Sunday, June 3, 2018

Flying Back Home: From Israel to U.S.A.

I am in countdown mode as I return from my study abroad in Israel. 6ish + hours until I arrive in LA-city of multitudes and pollution. Lord give me grace.

It has been an amazing experience. I've learned many things about myself, and pushed myself to new limits which I would not have experienced had I remained in my comfort zone.

No, this isn't my first study abroad, but going to Bible school-IMH in Guatemala, I was coddled a lot. Fresh out of high school and homeschooled, this was a very good thing. I still managed to learn about the local and foreign cultures existing within our international campus.

In Israel, however, I had to stand on my own two feet. Physically, emotionally and spiritually. There is nothing like your own home church which you grow up in, and it made me appreciate my tiny, albeit, still existing local church along with the brothers and sisters who have watched me grow into my own.

This experience was filled with unexpected surprises.

It was a challenge my first semester as I had data issues on my cell service. I was afraid to hop on a bus without someone else who knew how to get from point A to B. Then Winter Vacation came when most went home and I found myself alone in a huge two-floor apartment in the Talia Dorms. After a week of sluggish depression, Netflix, and a whole container of Nutella I was sick of myself and pepped talked myself back into my running routine on Mount Carmel. I forced myself on a bus and went to the mall alone. I know this might not seem much to someone, but for me it was a HUGE ACHIEVEMENT!

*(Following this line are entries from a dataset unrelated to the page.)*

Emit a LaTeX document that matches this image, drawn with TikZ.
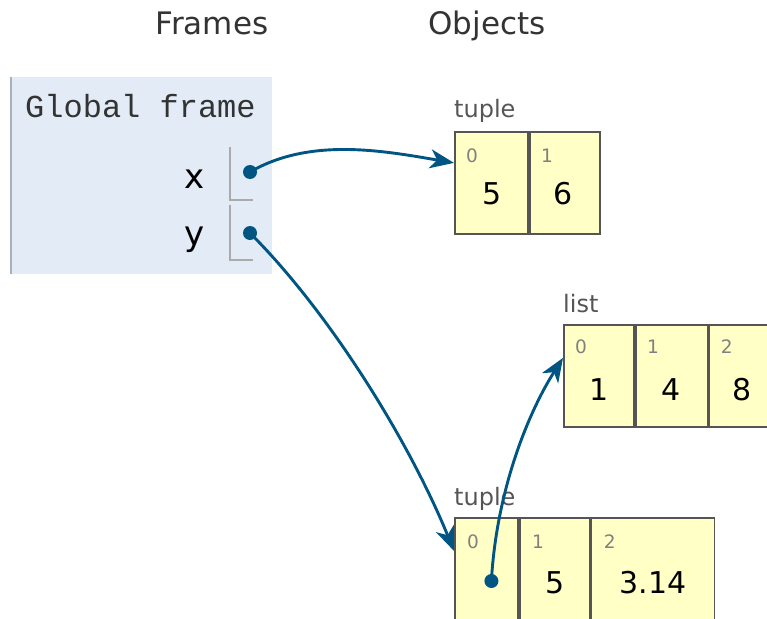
\documentclass[tikz,border=0pt]{standalone}
\usepackage{fontspec}
\setmainfont{DejaVu Sans}
\newfontfamily\codefont{Liberation Mono}
\usetikzlibrary{arrows.meta}
\definecolor{framefill}{HTML}{E2EBF6}
\definecolor{frameedge}{HTML}{A6B3B6}
\definecolor{heapfill}{HTML}{FFFFC6}
\definecolor{heapedge}{HTML}{555555}
\definecolor{ptrcol}{HTML}{005583}
\definecolor{headcol}{HTML}{333333}
\definecolor{typecol}{HTML}{555555}
\definecolor{idxcol}{HTML}{808080}
\definecolor{slotcol}{HTML}{AAAAAA}
\tikzset{
  heading/.style={font=\fontsize{31}{36}\selectfont, text=headcol, inner sep=0, anchor=base},
  typelab/.style={font=\fontsize{24}{28}\selectfont, text=typecol, inner sep=0, anchor=base west},
  cell/.style={draw=heapedge, fill=heapfill, line width=1.8pt, minimum height=102pt, inner sep=0, anchor=north west},
  idx/.style={font=\fontsize{18.5}{22}\selectfont, text=idxcol, inner sep=0, anchor=base west},
  val/.style={font=\fontsize{30}{34}\selectfont, text=black, inner sep=0, anchor=base},
  varlab/.style={font=\fontsize{34}{38}\selectfont, text=black, inner sep=0, anchor=base east},
  ptrdot/.style={circle, fill=ptrcol, inner sep=0, minimum size=14pt},
  ptr/.style={draw=ptrcol, line width=2.9pt, -{Stealth[length=24pt,width=19pt,inset=7pt]}},
  slot/.style={draw=slotcol, line width=1.5pt}
}
\begin{document}
\begin{tikzpicture}[x=1pt,y=-1pt]
\useasboundingbox (0,0) rectangle (767,618);
\clip (0,0) rectangle (767,618);
% headings
\node[heading] (frames) at (212,35) {Frames};
\node[heading] (objects) at (487,35) {Objects};
% global frame
\node[fill=framefill, inner sep=0, minimum width=261pt, minimum height=197pt, anchor=north west] (gframe) at (11,77) {};
\draw[draw=frameedge, line width=2.5pt] (gframe.north west) -- (gframe.south west);
\node[font=\fontsize{32}{36}\codefont, text=headcol, inner sep=0, anchor=base west] (gtitle) at (25,117) {Global frame};
\node[varlab] (xlab) at (205,188) {x};
\node[varlab] (ylab) at (205,245) {y};
\draw[slot] (230,147) |- (253,200);
\draw[slot] (230,205) |- (253,260);
\node[ptrdot] (xd) at (250,172) {};
\node[ptrdot] (yd) at (250,233) {};
% tuple 1
\node[typelab] (t1lab) at (454,117) {tuple};
\node[cell, minimum width=73pt] (t1c0) at (454,131) {};
\node[cell, minimum width=70pt] (t1c1) at (t1c0.north east) {};
\node[idx] (t1i0) at ([shift={(12,31)}]t1c0.north west) {0};
\node[idx] (t1i1) at ([shift={(12,31)}]t1c1.north west) {1};
\node[val] (t1v0) at ([shift={(1,73)}]t1c0.north) {5};
\node[val] (t1v1) at ([shift={(-2,73)}]t1c1.north) {6};
% list
\node[typelab] (llab) at (563,312) {list};
\node[cell, minimum width=70pt] (lc0) at (563,324) {};
\node[cell, minimum width=72pt] (lc1) at (lc0.north east) {};
\node[cell, minimum width=72pt] (lc2) at (lc1.north east) {};
\node[idx] (li0) at ([shift={(12,29)}]lc0.north west) {0};
\node[idx] (li1) at ([shift={(12,29)}]lc1.north west) {1};
\node[idx] (li2) at ([shift={(12,29)}]lc2.north west) {2};
\node[val] (lv0) at ([shift={(0,76)}]lc0.north) {1};
\node[val] (lv1) at ([shift={(-1,76)}]lc1.north) {4};
\node[val] (lv2) at ([shift={(-3,76)}]lc2.north) {8};
% tuple 2
\node[typelab] (t2lab) at (454,505) {tuple};
\node[cell, minimum width=63pt] (t2c0) at (454,517) {};
\node[cell, minimum width=70pt] (t2c1) at (t2c0.north east) {};
\node[cell, minimum width=123pt] (t2c2) at (t2c1.north east) {};
\node[idx] (t2i0) at ([shift={(13,31)}]t2c0.north west) {0};
\node[idx] (t2i1) at ([shift={(13,31)}]t2c1.north west) {1};
\node[idx] (t2i2) at ([shift={(13,31)}]t2c2.north west) {2};
\node[ptrdot] (t2d) at ([shift={(5,64)}]t2c0.north) {};
\node[val] (t2v1) at ([shift={(0,76)}]t2c1.north) {5};
\node[val] (t2v2) at ([shift={(0,76)}]t2c2.north) {3.14};
% pointers
\draw[ptr] (xd.center) .. controls +(60,-35) and +(-70,-12) .. ([yshift=20pt]t1c0.west);
\draw[ptr] (yd.center) .. controls +(80,80) and +(-45,-110) .. ([yshift=18pt]t2c0.west);
\draw[ptr] (t2d.center) .. controls +(5,-90) and +(-35,55) .. ([yshift=18pt]lc0.west);
\end{tikzpicture}
\end{document}
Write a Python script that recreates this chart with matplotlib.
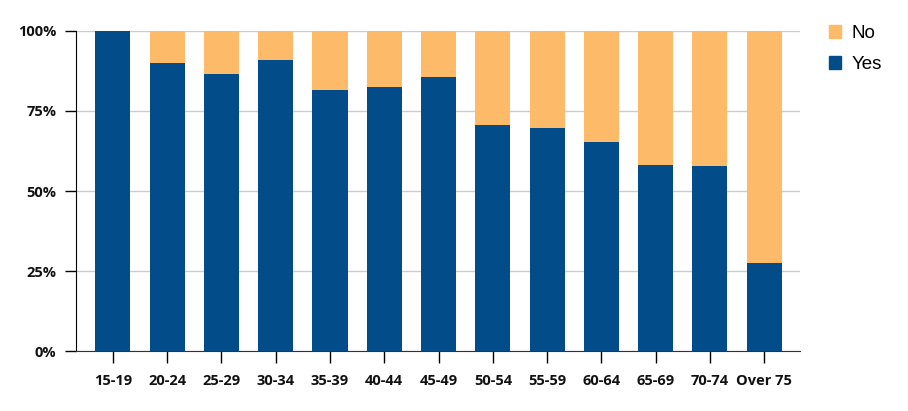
import numpy as np
from matplotlib import pyplot as plt
from matplotlib.patches import Patch
from matplotlib.ticker import FuncFormatter

ageGroups = ["15-19", "20-24", "25-29", "30-34", "35-39", "40-44", "45-49",
             "50-54", "55-59", "60-64", "65-69", "70-74", "Over 75"]
yesPct = [100.0, 90.0, 86.6, 90.9, 81.6, 82.5, 85.6, 70.6, 69.7, 65.3, 58.1, 57.8, 27.5]
noPct = [100 - v for v in yesPct]

yesColor = "#024c89"
noColor = "#fdbb6a"

fig = plt.figure(figsize=(9.08, 4.11), dpi=100)
ax = fig.add_axes([76 / 908, 60 / 411, 724 / 908, 320 / 411])

x = np.arange(len(ageGroups))
ax.bar(x, yesPct, width=0.645, color=yesColor, zorder=3)
ax.bar(x, noPct, bottom=yesPct, width=0.645, color=noColor, zorder=3)

ax.set_xlim(-0.68, 12.66)
ax.set_ylim(0, 100)
ax.set_yticks([0, 25, 50, 75, 100])
ax.yaxis.set_major_formatter(FuncFormatter(lambda v, p: "%d%%" % v))
ax.set_xticks(x)
ax.set_xticklabels(ageGroups)

ax.grid(True, axis="y", color="#cccccc", linewidth=1, zorder=0)
for s in ["top", "right"]:
    ax.spines[s].set_visible(False)
ax.spines["left"].set_color("#000000")
ax.spines["bottom"].set_color("#333333")
ax.tick_params(axis="y", length=8, width=1, pad=6)
ax.tick_params(axis="x", length=8.5, width=1, pad=8)
for lbl in ax.get_xticklabels() + ax.get_yticklabels():
    lbl.set_fontfamily("Open Sans")
    lbl.set_fontweight("bold")
    lbl.set_fontsize(10.5)
    lbl.set_color("#111111")

handles = [Patch(color=noColor, label="No"), Patch(color=yesColor, label="Yes")]
fig.legend(handles=handles, loc="upper left", bbox_to_anchor=(812 / 908, 1 - 8 / 411),
           frameon=False, prop={"family": "Liberation Sans", "size": 13.5},
           handlelength=0.65, handleheight=0.65, handletextpad=0.55, labelspacing=0.75)

fig.savefig("out.png", dpi=100)
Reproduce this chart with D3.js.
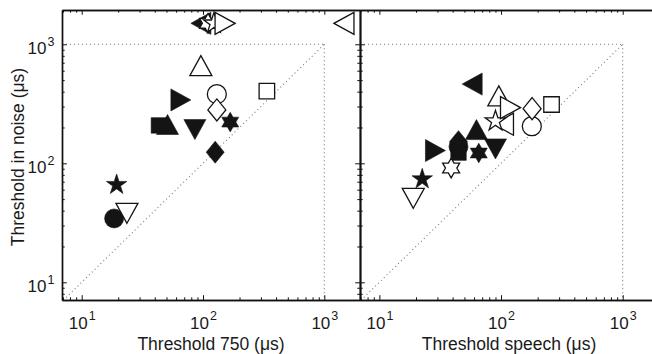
<!DOCTYPE html>
<html><head><meta charset="utf-8">
<script src="https://cdn.jsdelivr.net/npm/d3@7"></script>
<style>
html,body{margin:0;padding:0;background:#fff;}
svg{display:block;}
text{font-family:"Liberation Sans",Arial,Helvetica,sans-serif;fill:#1a1a1a;}
</style></head>
<body>
<svg id="chart" width="652" height="354"></svg>
<script>
// ---- data ----
const shapes = ["circle","square","diamond","triUp","triDown","triRight","triLeft","pentagram","hexagram",
                "circle","square","diamond","triDown","hexagram","triLeft","triUp","pentagram","triRight"];
const filled = [true,true,true,true,true,true,true,true,true,
                false,false,false,false,false,false,false,false,false];
// Left panel: Threshold 750 (µs) vs Threshold in noise (µs)
const thr750   = [18.5, 43.3, 126, 51, 85.7, 65.7, 96, 19.4, 167.6,
                  130, 336, 130, 23.6, 110, 1452, 96, 123, 152];
const noiseL   = [34.4, 208, 124, 212, 192, 341, 1500, 66, 222,
                  381, 404, 281, 38, 1500, 1500, 662, 1500, 1500];
// Right panel: Threshold speech (µs) vs Threshold in noise (µs)
const thrSpeech = [44.7, 44.7, 44.7, 62.8, 90, 28.9, 57.9, 22.5, 65.6,
                   179, 260, 180, 19, 38.9, 104.7, 95.9, 90, 119.6];
const noiseR    = [138, 123, 152, 192, 132, 128, 463, 73.6, 122,
                   205, 312, 288, 50.8, 91.2, 213, 369, 226, 294];
const majorTicks = [10, 100, 1000];
const tickBase = ["10","10","10"];
const tickExp = ["1","2","3"];
const xLabels = ["Threshold 750 (\u03bcs)", "Threshold speech (\u03bcs)"];
const yLabel = "Threshold in noise (\u03bcs)";

// ---- layout ----
const svg = d3.select("#chart");
const plotTop = 10, plotBottom = 300;
const y = d3.scaleLog().domain([7.1, 1942]).range([plotBottom, plotTop]);
const panels = [
  {x: d3.scaleLog().domain([6.88, 1968]).range([62, 360]), xs: thr750, ys: noiseL, label: xLabels[0], id: "L"},
  {x: d3.scaleLog().domain([6.93, 1950]).range([360, 658]), xs: thrSpeech, ys: noiseR, label: xLabels[1], id: "R"}
];

function minorTicks(dom){
  const out = [];
  for (let e = 0; e <= 3; e++) for (let m = 2; m <= 9; m++) {
    const v = m * Math.pow(10, e);
    if (v >= dom[0] && v <= dom[1]) out.push(v);
  }
  return out;
}

function shapePath(s){
  const p = d3.path();
  const poly = pts => { p.moveTo(pts[0][0], pts[0][1]); pts.slice(1).forEach(q => p.lineTo(q[0], q[1])); p.closePath(); };
  if (s === "circle") { p.moveTo(9.5, 0); p.arc(0, 0, 9.5, 0, 2 * Math.PI); p.closePath(); }
  else if (s === "square") { const h = 7.75; poly([[-h,-h],[h,-h],[h,h],[-h,h]]); }
  else if (s === "diamond") { poly([[0,-11],[9,0],[0,11],[-9,0]]); }
  else if (s === "triUp") { poly([[0,-10],[11,10],[-11,10]]); }
  else if (s === "triDown") { poly([[0,10],[11,-10],[-11,-10]]); }
  else if (s === "triRight") { poly([[10,0],[-10,11],[-10,-11]]); }
  else if (s === "triLeft") { poly([[-10,0],[10,11],[10,-11]]); }
  else if (s === "pentagram") {
    const R = 10.8, r = R * 0.382, pts = [];
    for (let i = 0; i < 10; i++) { const a = -Math.PI/2 + i * Math.PI/5, rr = i % 2 ? r : R; pts.push([rr*Math.cos(a), rr*Math.sin(a)]); }
    poly(pts);
  } else if (s === "hexagram") {
    const R = 9.8, r = R / Math.sqrt(3), pts = [];
    for (let i = 0; i < 12; i++) { const a = -Math.PI/2 + i * Math.PI/6, rr = i % 2 ? r : R; pts.push([rr*Math.cos(a), rr*Math.sin(a)]); }
    poly(pts);
  }
  return p.toString();
}

const axisStyle = g => {
  g.selectAll("path.domain").attr("stroke", "#111").attr("stroke-width", 1.4);
  g.selectAll(".tick line").attr("stroke", "#111").attr("stroke-width", 1);
  g.selectAll(".tick text").remove();
};

panels.forEach((P, pi) => {
  const x = P.x;
  const [x0, x1] = x.range();
  const g = svg.append("g");
  g.append("clipPath").attr("id", "clip" + P.id)
    .append("rect").attr("x", x0).attr("y", plotTop).attr("width", x1 - x0).attr("height", plotBottom - plotTop);

  // dotted reference lines
  const ref = g.append("g").attr("clip-path", `url(#clip${P.id})`)
    .attr("fill", "none").attr("stroke", "#777").attr("stroke-width", 1.1).attr("stroke-dasharray", "1 3");
  ref.append("line").attr("x1", x(6)).attr("y1", y(6)).attr("x2", x(1000)).attr("y2", y(1000));
  ref.append("line").attr("x1", x0).attr("y1", y(1000)).attr("x2", x(1000)).attr("y2", y(1000));
  ref.append("line").attr("x1", x(1000)).attr("y1", y(1000)).attr("x2", x(1000)).attr("y2", plotBottom);

  // axes (inward ticks on all sides)
  const xmin = minorTicks(x.domain()), ymin = minorTicks(y.domain());
  const mk = [
    [() => d3.axisBottom(x), `translate(0,${plotBottom})`, true],
    [() => d3.axisTop(x), `translate(0,${plotTop})`, true],
    [() => d3.axisLeft(y), `translate(${x0},0)`, false]
  ];
  if (pi === 0) mk.push([() => d3.axisRight(y), `translate(${x1},0)`, false]);
  mk.forEach(([axf, tr, isX]) => {
    g.append("g").attr("transform", tr)
      .call(axf().tickValues(isX ? xmin : ymin).tickSize(-2.7).tickSizeOuter(0).tickFormat(""))
      .call(axisStyle);
    g.append("g").attr("transform", tr)
      .call(axf().tickValues(majorTicks).tickSize(-4.8).tickSizeOuter(0).tickFormat(""))
      .call(axisStyle);
  });

  // x tick labels
  majorTicks.forEach((v, i) => {
    const tx = x(v);
    g.append("text").attr("x", tx + 6).attr("y", 329).attr("text-anchor", "end")
      .attr("font-size", 17).text(tickBase[i]);
    g.append("text").attr("x", tx + 7).attr("y", 320).attr("text-anchor", "start")
      .attr("font-size", 12.5).text(tickExp[i]);
  });
  // y tick labels (left panel only)
  if (pi === 0) {
    majorTicks.forEach((v, i) => {
      const ty = y(v);
      g.append("text").attr("x", 46.5).attr("y", ty + 10).attr("text-anchor", "end")
        .attr("font-size", 17).text(tickBase[i]);
      g.append("text").attr("x", 47.5).attr("y", ty + 1.5).attr("text-anchor", "start")
        .attr("font-size", 12.5).text(tickExp[i]);
    });
    g.append("text").attr("transform", `translate(23.5,157) rotate(-90)`)
      .attr("text-anchor", "middle").attr("font-size", 17.5).text(yLabel);
  }
  g.append("text").attr("x", (x0 + x1) / 2).attr("y", 350).attr("text-anchor", "middle")
    .attr("font-size", 17.5).text(P.label);

  // markers
  const idx = d3.range(shapes.length);
  g.append("g").selectAll("path").data(idx).join("path")
    .attr("transform", i => `translate(${x(P.xs[i])},${y(P.ys[i])})`)
    .attr("d", i => shapePath(shapes[i]))
    .attr("fill", i => filled[i] ? "#141414" : "#fff")
    .attr("stroke", "#141414")
    .attr("stroke-width", i => filled[i] ? 0.6 : 1.3)
    .attr("stroke-linejoin", "miter");
});
</script>
</body></html>
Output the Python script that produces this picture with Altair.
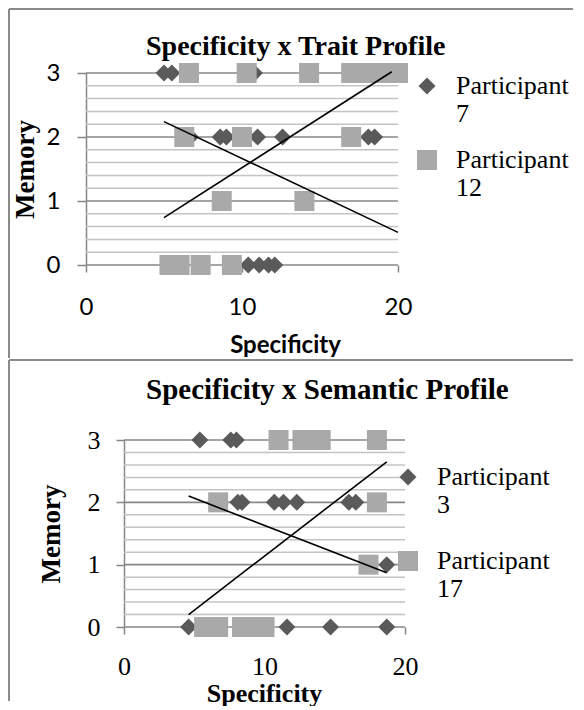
import altair as alt
import pandas as pd

DIAMOND = "#5a5a5a"
SQUARE = "#a9a9a9"
GRID_MAJOR = "#878787"
GRID_MINOR = "#c4c4c4"
BORDER = "#8a8a8a"

# ---------- Panel 1: Specificity x Trait Profile ----------
trait_series = ["Participant 7", "Participant 12"]
trait_p7_x = [5.0, 5.5, 10.8, 6.7, 8.6, 9.0, 11.0, 12.6, 18.1, 18.5, 10.4, 11.1, 11.7, 12.1]
trait_p7_y = [3, 3, 3, 2, 2, 2, 2, 2, 2, 2, 0, 0, 0, 0]
trait_p12_x = [6.6, 10.3, 14.3, 17.0, 18.0, 19.0, 20.0, 6.3, 10.0, 17.0, 8.7, 14.0, 5.35, 6.0, 7.35, 9.35]
trait_p12_y = [3, 3, 3, 3, 3, 3, 3, 2, 2, 2, 1, 1, 0, 0, 0, 0]
trait_trend_a_x = [5.0, 19.6]
trait_trend_a_y = [0.74, 3.02]
trait_trend_b_x = [5.0, 20.0]
trait_trend_b_y = [2.24, 0.51]

# ---------- Panel 2: Specificity x Semantic Profile ----------
sem_series = ["Participant 3", "Participant 17"]
sem_p3_x = [5.4, 7.6, 8.0, 8.1, 8.4, 10.7, 11.35, 12.3, 16.0, 16.5, 18.7, 4.6, 11.6, 14.7, 18.7]
sem_p3_y = [3, 3, 3, 2, 2, 2, 2, 2, 2, 2, 1, 0, 0, 0, 0]
sem_p17_x = [11.0, 12.7, 14.0, 18.0, 6.7, 18.0, 17.4, 5.7, 6.7, 8.4, 9.2, 10.0]
sem_p17_y = [3, 3, 3, 3, 2, 2, 1, 0, 0, 0, 0, 0]
sem_trend_a_x = [4.6, 18.7]
sem_trend_a_y = [0.2, 2.65]
sem_trend_b_x = [4.6, 18.7]
sem_trend_b_y = [2.1, 0.87]

x_ticks = [0, 10, 20]
y_ticks = [0, 1, 2, 3]
grid_major = [0, 1, 2, 3]
grid_minor = [0.2, 0.4, 0.6, 0.8, 1.2, 1.4, 1.6, 1.8, 2.2, 2.4, 2.6, 2.8]


def panel(title, series, ax, ay, bx, by, tax, tay, tbx, tby, cfg):
    pts = pd.DataFrame({
        "x": ax + bx,
        "y": ay + by,
        "series": [series[0]] * len(ax) + [series[1]] * len(bx),
    })
    trend = pd.DataFrame({
        "x": tax + tbx,
        "y": tay + tby,
        "line": ["a"] * len(tax) + ["b"] * len(tbx),
    })
    major = pd.DataFrame({"y": grid_major, "x0": 0, "x1": 20})
    minor = pd.DataFrame({"y": grid_minor, "x0": 0, "x1": 20})

    xs = alt.Scale(domain=cfg["xdom"], nice=False, zero=False)
    ys = alt.Scale(domain=[0, 3], nice=False, zero=False)
    xaxis = alt.Axis(
        values=x_ticks, domain=False, grid=False, ticks=True, tickSize=7,
        tickColor=GRID_MAJOR, tickWidth=1.5, labelFont=cfg["tickfont"],
        labelFontSize=cfg["ticksize"], labelColor="black", labelPadding=cfg["xlabpad"],
        labelFlush=False, format="d",
        title="Specificity", titleFont=cfg["xtitlefont"], titleFontSize=cfg["xtitlesize"],
        titleFontWeight="bold", titleColor="black", titleX=cfg["xtitleX"],
        titleY=cfg["xtitleY"], titleAlign="center", titleBaseline="alphabetic",
    )
    yaxis = alt.Axis(
        values=y_ticks, domain=True, domainColor=GRID_MAJOR, domainWidth=1.5,
        grid=False, ticks=True, tickSize=cfg["ytick"], tickColor=GRID_MAJOR,
        tickWidth=1.5, labelFont=cfg["tickfont"], labelFontSize=cfg["ticksize"],
        labelColor="black", labelPadding=cfg["ylabpad"], labelFlush=False, format="d",
        title="Memory", titleFont="Liberation Serif", titleFontSize=27,
        titleFontWeight="bold", titleColor="black", titleX=cfg["ytitleX"],
        titleY=cfg["ytitleY"], titleAngle=270, titleAlign="center",
        titleBaseline="middle", offset=cfg["yoffset"],
    )

    def X(f):
        return alt.X(f, scale=xs, axis=xaxis)

    def Y(f):
        return alt.Y(f, scale=ys, axis=yaxis)

    legend = alt.Legend(
        orient="none", legendX=cfg["legX"], legendY=cfg["legY"], title=None,
        labelFont="Liberation Serif", labelFontSize=26, labelColor="black",
        labelLimit=0, labelOffset=cfg["labOff"], rowPadding=cfg["rowPad"],
        labelExpr="['Participant', substring(datum.label, 12)]",
        symbolSize=256, symbolStrokeWidth=0, symbolOpacity=1, padding=0,
    )

    minor_l = alt.Chart(minor).mark_rule(color=GRID_MINOR, strokeWidth=1.5).encode(
        x=X("x0:Q"), x2="x1:Q", y=Y("y:Q"))
    major_l = alt.Chart(major).mark_rule(color=GRID_MAJOR, strokeWidth=1.6).encode(
        x=X("x0:Q"), x2="x1:Q", y=Y("y:Q"))
    pts_l = alt.Chart(pts).mark_point(filled=True, opacity=1, strokeWidth=0).encode(
        x=X("x:Q"), y=Y("y:Q"),
        color=alt.Color("series:N", scale=alt.Scale(domain=series, range=[DIAMOND, SQUARE]), legend=legend),
        shape=alt.Shape("series:N", scale=alt.Scale(domain=series, range=["diamond", "square"]), legend=legend),
        size=alt.Size("series:N", scale=alt.Scale(domain=series, range=[289, 400]), legend=None),
    )
    trend_l = alt.Chart(trend).mark_line(color="black", strokeWidth=1.6).encode(
        x=X("x:Q"), y=Y("y:Q"), detail="line:N")

    deco = []
    one = alt.Data(values=[{}])
    for (x1, x2, y1, y2, op) in cfg["borders"]:
        r = alt.Chart(one).mark_rule(color=BORDER, strokeWidth=2, opacity=op)
        if x2 is None:
            r = r.encode(x=alt.value(x1), y=alt.value(y1), y2=alt.value(y2))
        else:
            r = r.encode(x=alt.value(x1), x2=alt.value(x2), y=alt.value(y1))
        deco.append(r)

    return alt.layer(minor_l, major_l, pts_l, trend_l, *deco).properties(
        width=cfg["w"], height=cfg["h"],
        title=alt.TitleParams(
            title, font="Liberation Serif", fontSize=cfg["tsize"], fontWeight="bold",
            color="black", anchor="start", frame="group", dx=60,
            offset=cfg["toff"], baseline="alphabetic",
        ),
    )


top_cfg = dict(
    xdom=[0, 20], w=312, h=192, tickfont="Lato", ticksize=24, xlabpad=23,
    xtitlefont="Lato", xtitlesize=24, xtitleX=199, xtitleY=87,
    ytick=9, ylabpad=17, ytitleX=-61, ytitleY=96, yoffset=0,
    legX=328, legY=0, labOff=16, rowPad=20, toff=-75, tsize=28,
    borders=[(-77, None, -64, 285, 1), (-77, 487, -64, None, 1), (-77, 487, 284, None, 0)],
)
bot_cfg = dict(
    xdom=[-2.705, 20], w=319, h=187, tickfont="Liberation Serif", ticksize=26, xlabpad=19,
    xtitlefont="Liberation Serif", xtitlesize=26, xtitleX=178, xtitleY=74,
    ytick=8, ylabpad=16, ytitleX=-73, ytitleY=93.5, yoffset=-38,
    legX=309, legY=24, labOff=16, rowPad=30, toff=-69, tsize=29,
    borders=[(-77, None, -80, 261, 1), (-77, 487, -80, None, 1)],
)

top = panel("Specificity x Trait Profile", trait_series, trait_p7_x, trait_p7_y,
            trait_p12_x, trait_p12_y, trait_trend_a_x, trait_trend_a_y,
            trait_trend_b_x, trait_trend_b_y, top_cfg)
bottom = panel("Specificity x Semantic Profile", sem_series, sem_p3_x, sem_p3_y,
               sem_p17_x, sem_p17_y, sem_trend_a_x, sem_trend_a_y,
               sem_trend_b_x, sem_trend_b_y, bot_cfg)

chart = alt.vconcat(top, bottom, spacing=0).resolve_scale(
    x="independent", y="independent", color="independent",
    shape="independent", size="independent",
).resolve_legend(color="independent", shape="independent", size="independent").properties(
    padding=0,
).configure_view(stroke=None)

chart.save("out.html", embed_options={"renderer": "svg", "actions": False})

My family has always said I was independent and I suppose coming to Israel shows that, but some habits are hard to overcome. I learned to do things on my own and that I can't always wait for others to do things. Coming from a traditional Mexican Christian family, I was used to always being accompanied by one of my brothers, and as an adult, commuting straight back from work and school. I began to reach out to an acquaintance who was still on campus and became really good friends. Since then, I always had a seat at his Shabbat table where he brought many other people together and made new and real good friends.

Living in California, I have hardly ever felt the freedom to express my views. Coming from a conservative Christian background, I have seen how my religious and political views are mocked by media, peers and sometimes colleagues. I never felt safe to speak up, to counter, because in their eyes, I felt I would be a topic for jokes. I've stayed quiet for so long.

Among my own community, I find it hard sometimes because I feel not many understand the importance of supporting Israel, foremost because of our faith, as it is Biblical. I grew up on the pews hearing our leader talk about Israel, his experience there, and I do not understand why it is difficult to find other fellow Christians who feel as strongly about this as I do.

Going to the university, has been a real eye opener and I see more than ever the importance of standing with Israel because of our faith and because of the very real physical benefits(blessings) that it brings to us and our country.

At the University of Haifa, I met an amazing hub of American students. Some whose opinions I did not always agree with, but nevertheless, whom I could actually have a DECENT conversation with. THAT was refreshing. Where are the rest of these amazing people in the US? They are so hard to find. I salute these people because you can actually learn more when both sides listen and share opinions.

In Israel, I feel I finally found my voice, because I could actually participate in a group conversation with people of similar and different views without fear of being verbally abused or harassed. This is not to say that it would happen in California, yet the aggressiveness of most peers and professors left me with no courage to voice an opinion that differed from theirs.

I do not know what will happen when I return for my last semester. I only hope that I will not always revert to a place of timidity when feeling my views are oppressed.

***
I didn't expect to pick up Hebrew, a language I have always wanted to learn for personal study, but never saw the practicality to actually take a course. For my program I am required to take a foreign language each semester that I am abroad. This last semester my school no longer offered the next level of Arabic, so I guess you can say I was gladly forced to take Hebrew!

Out of the 38 scholarship essays I labored over the previous summer in preparation for this trip, I won 7. This was baffling as I had submitted some semesters prior without any success. I wasn't that confident in my ability to begin winning some now, but I was determined that if God would provide for this trip, it would be through scholarship funds and my own personal savings as an English tutor. He came through, and the majority came from scholarships at exactly $15, 355. $5,000 came from my part-time and about $1900 from family and friends' donations. This came to a total of around $22,255 USD.

I continue to see how God loves and provides for me. I am glad that I waited to see how this would all play out. I asked Him to show me this was his will by providing for this trip and He did! Plus he was generous and even gave me enough to visit Italy, Egypt, and Jordan.